Lawyers for Exxon Mobil Corp. have asked the full U.S. Court of Appeals for the D.C. Circuit to reject a panel decision that exposed the oil giant to corporate liability for alleged atrocities in Indonesia.
Exxon's lawyers, including Sri Srinivasan of O’Melveny & Myers, said in a petition (PDF) that the three-judge panel got it wrong when it found Exxon can be held liable under the Alien Tort Statute.
The 2-1 panel decision “vastly expanded” the statute to find that corporations can be liable for violent acts committed abroad, Srinivasan said.
Srinivasan, chair of O’Melveny’s appellate and Supreme Court practice, said the panel decision, if it is not overturned, “threatens to unleash a flood of litigation in U.S. court for actions lacking any salient connection to the United States.”
Exxon’s lawyers said the D.C. Circuit decision conflicts with a ruling in the U.S. Court of Appeals for the 2nd Circuit. Srinivasan argued in Exxon’s petition that under customary international law only individuals, not corporations, can be held accountable for human rights violations.
“There is a strong presumption in American law that statutes do not apply extraterritorially, even where an express cause of action exists,” Srinivasan said. “There is nothing in the text or statutory history of the ATS sufficient to trump this strong presumption.”
The attorneys for Exxon urged the appeals court to “reject the notion that the ATS can be used as a vehicle to bring suit in U.S. courts for alleged misconduct that occurred abroad.”
Two suits against Exxon in Washington federal district court merged into the single appellate case. The plaintiffs alleged Indonesian military, serving for Exxon to protect facilities there, tortured civilians in a village there over many years.
In a divided ruling, the D.C. Circuit in July revived the civil action. Lawyers for the plaintiffs had argued Exxon was in control of the military personnel and therefore the company is responsible for the alleged crimes the security forces committed.
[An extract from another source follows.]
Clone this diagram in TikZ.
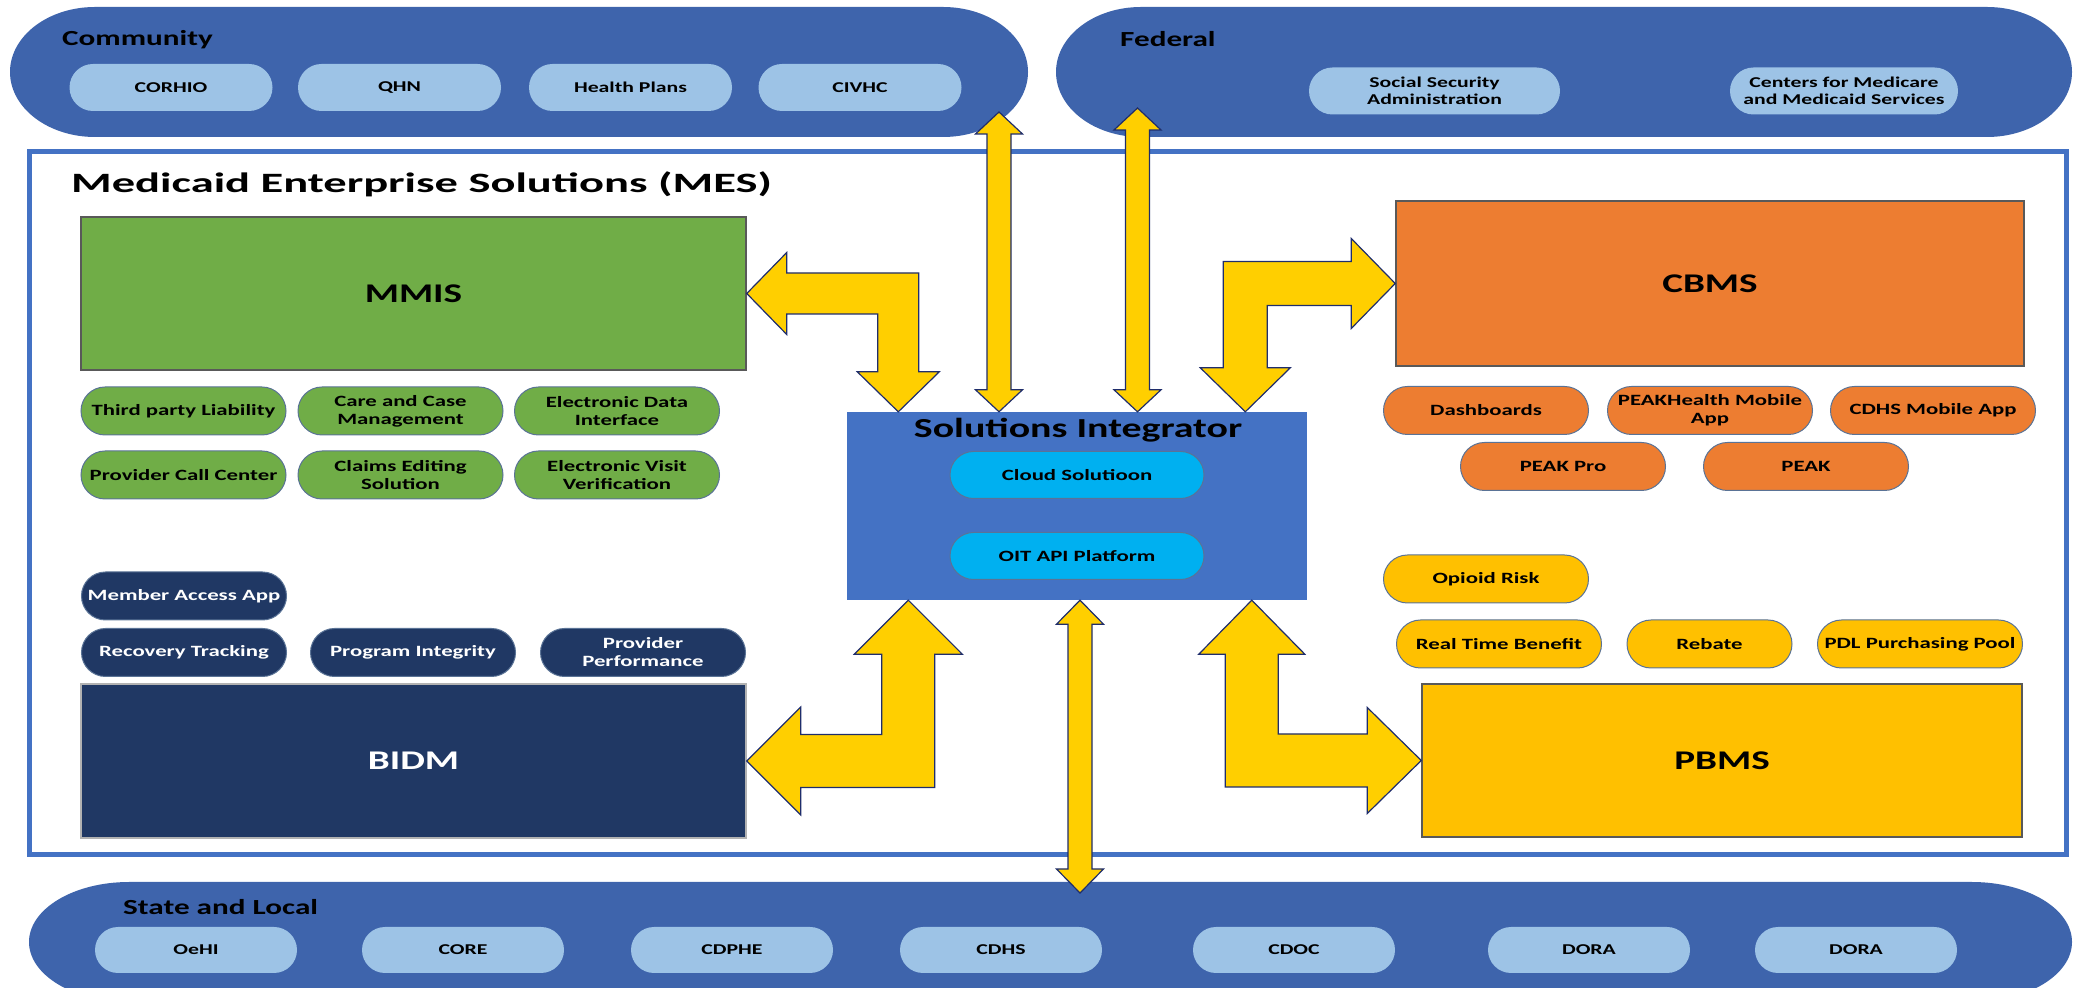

“The law of the United States has been uniform since its founding that corporations can be held liable for the torts committed by their agents,” Judge Judith Rogers of the D.C. Circuit said in the majority opinion. “This is confirmed in international practice, both in treaties and in legal systems throughout the world.”
A lawyer for the plaintiffs, Agnieszka Fryszman of Cohen Milstein Sellers & Toll, said the D.C. Circuit ruling is consistent with how the law has been interpreted in courts across the country. Fryszman called the 2nd Circuit decision "a novel shift in the law."
The U.S. Court of Appeals for the 7th Circuit said in a ruling in July, Fryszman noted, that corporations are not exempt from liability under the Alien Tort Statute.
The appeals court in that case, Flomo et al. v. Firestone Natural Rubber Co., also said "no court to our knowledge has ever held that [the statute] doesn’t apply extraterritorially."
The D.C. Circuit today issued an order directing the Indonesian plaintiffs to file a response to Exxon's petition for a rehearing en banc.